Friday, January 11, 2013

What a difference a CEO makes


Succeeding a company founder can be tricky. Push for too much change and you look disrespectful of the entrepreneurial god who built a storybook success out of nothing. Leave too much unaltered and you seem like a timid caretaker without a thought or conviction of your own. Indeed, why the hell did the board even bother to hire a big gun like you?

That’s not a question with J.J. Buettgen, the Darden Restaurants and Brinker International veteran who recently assumed the top job at Ruby Tuesday from founder Sandy Beall, one of the most forceful personalities ever to pass through the business. Fewer than 45 days after taking the scepter, Buettgen has made changes that any observer would term stunning. With dramatic action needed, he did nothing less than reverse a key strategic initiative of the larger-than-life Beall.

In case you missed the news, Ruby is backing off one of the industry’s most ambitious diversification efforts of recent times. Betting that some Ruby Tuesday locations had grown too old and creaky to continue operating under that brand name, Beall had decided to explore potential replacement concepts as well as new growth vehicles. But Buettgen clearly doesn’t believe that’s the way to go.

In one fell swoop, he’s closing the 13 units of Ruby’s homegrown seafood concept, Marlin & Ray’s, and the single-store Asian venture, Wok Hay, that started as a fast-casual format and evolved into a dinnerhouse likened by some to P.F. Chang’s.

For Sale signs were hammered into the front lots of the two Truffles Grill polished-casual restaurants that Ruby operated as a franchisee.

Already scrapped was a plan to develop franchises of the Jim ‘N Nick’s barbecue chain.  The concept was viewed as something that could be retrofitted into struggling Ruby Tuesday units, but a one-unit test changed Beall’s mind.

The parings leave Ruby Tuesday with its namesake brand and one of the most celebrated ventures in the fast-casual sector, Lime Fresh Mexican Grill, slugged by some as Chipotle 2.0.

Buettgen’s dramatic actions underscore that diversification has seldom worked for an extended period for restaurant companies. McDonald’s had one time gobbled up brands like they were M&M’s. Now it consists of its namesake powerhouse.

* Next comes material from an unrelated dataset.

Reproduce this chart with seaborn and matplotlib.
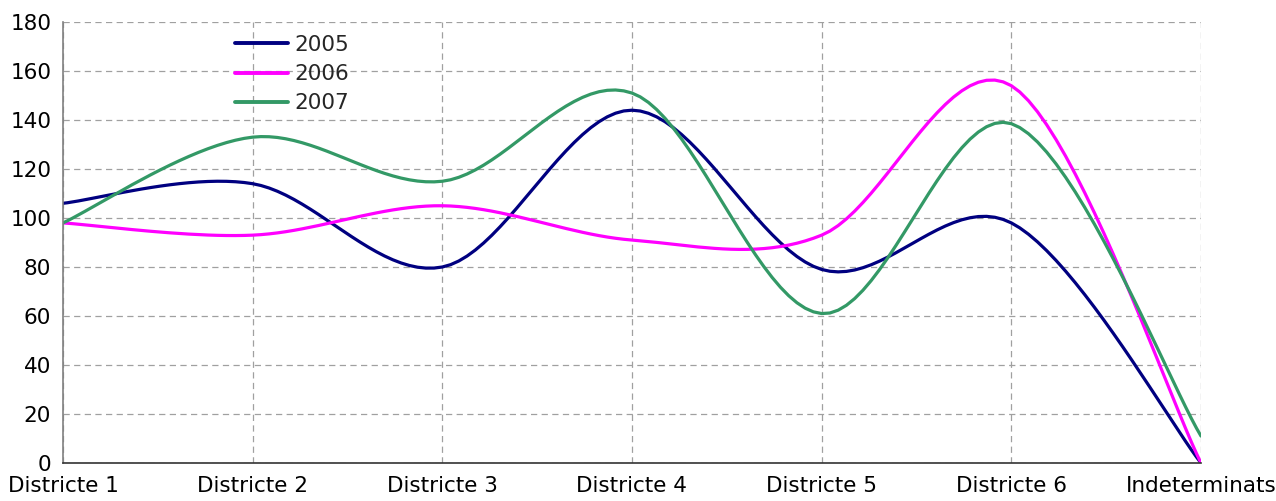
import numpy as np
import pandas as pd
import matplotlib
matplotlib.use("Agg")
import matplotlib.pyplot as plt
import seaborn as sns

categories = ["Districte 1", "Districte 2", "Districte 3", "Districte 4",
              "Districte 5", "Districte 6", "Indeterminats"]
v2005 = [106, 114, 80, 144, 79, 98, 0]
v2006 = [98, 93, 105, 91, 93, 154, 0]
v2007 = [98, 133, 115, 151, 61, 138.5, 11]
series = {"2005": v2005, "2006": v2006, "2007": v2007}
colors = {"2005": "#000080", "2006": "#FF00FF", "2007": "#339966"}
yticks = list(range(0, 181, 20))


def smooth(xs, ys, n=24):
    pts = np.column_stack([xs, ys]).astype(float)
    out = []
    m = len(pts)
    t = np.linspace(0, 1, n)[:, None]
    for i in range(m - 1):
        p0 = pts[i - 1] if i > 0 else pts[i]
        p1 = pts[i]
        p2 = pts[i + 1]
        p3 = pts[i + 2] if i + 2 < m else pts[i + 1]
        c1 = p1 + (p2 - p0) / 6.0
        c2 = p2 - (p3 - p1) / 6.0
        seg = ((1 - t) ** 3) * p1 + 3 * ((1 - t) ** 2) * t * c1 + 3 * (1 - t) * t ** 2 * c2 + t ** 3 * p2
        if i > 0:
            seg = seg[1:]
        out.append(seg)
    return np.vstack(out)


rows = []
xs = np.arange(len(categories))
for name, vals in series.items():
    s = smooth(xs, vals)
    for k, (a, b) in enumerate(s):
        rows.append({"x": a, "y": b, "year": name, "order": k})
df = pd.DataFrame(rows)

sns.set_style("white")
plt.rcParams["font.family"] = ["DejaVu Sans"]

fig = plt.figure(figsize=(12.76, 5.01), dpi=100)
ax = fig.add_axes([63 / 1276, 38 / 501, (1201 - 63) / 1276, (463 - 22) / 501])

sns.lineplot(data=df, x="x", y="y", hue="year", palette=colors, sort=False,
             estimator=None, units="year", linewidth=2.3, ax=ax, legend=True)

ax.set_xlim(0, len(categories) - 1)
ax.set_ylim(0, 180)
ax.set_xticks(xs)
ax.set_xticklabels(categories)
ax.set_yticks(yticks)
ax.set_xlabel("")
ax.set_ylabel("")
ax.tick_params(axis="both", labelsize=15.5, colors="black", direction="out",
               length=5, width=1)
ax.tick_params(axis="x", pad=4)
ax.grid(True, color="#a0a0a0", linestyle=(0, (5, 3.5)), linewidth=0.9)
ax.set_axisbelow(True)
for sp in ["top", "right"]:
    ax.spines[sp].set_visible(False)
ax.spines["left"].set_color("#808080")
ax.spines["bottom"].set_color("#333333")
ax.spines["left"].set_linewidth(1.2)
ax.spines["bottom"].set_linewidth(1.2)

handles, labels = ax.get_legend_handles_labels()
for h in handles:
    h.set_linewidth(2.8)
ax.legend(handles, labels, loc="upper left", bbox_to_anchor=(235 / 1276, 1 - 35 / 501),
          bbox_transform=fig.transFigure, frameon=False, fontsize=15.5,
          handlelength=2.45, handletextpad=0.3, labelspacing=0.42, borderpad=0,
          borderaxespad=0)

fig.savefig("out.png", dpi=100)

Ditto for Wendy’s, Burger King, Taco Bell and KFC, to name just a few of past diversifiers.
Right now, Bob Evans is looking to spin off its Mimi’s brand to be a single-concept company again.
The notable exceptions are Darden Restaurants, whose brands range from Olive Garden to Seasons 52, and Landry’s, which owns more brands than Lady Gaga has outfits.

It reminds me of a recent conversation with Fred LeFranc, the chain veteran who now leads a team of consultants and concept doctors who collaborate under the name Results Thru Strategy.

I’d asked him if there were any common remedies for the wide variety of turnaround situations he’s hired to address. He surprised me by explaining that the revival strategies are never cookie-cutter, but the problem is often the same.  Somewhere along the way, the concept lost whatever made it special and appealing in the first place. The operation had drifted away from what had brought it success.
Diversification, it seems, can super-charge that blurring process.

Certainly Buettgen is betting that the distractions have hurt Ruby.

Now we just have to see if he’s right.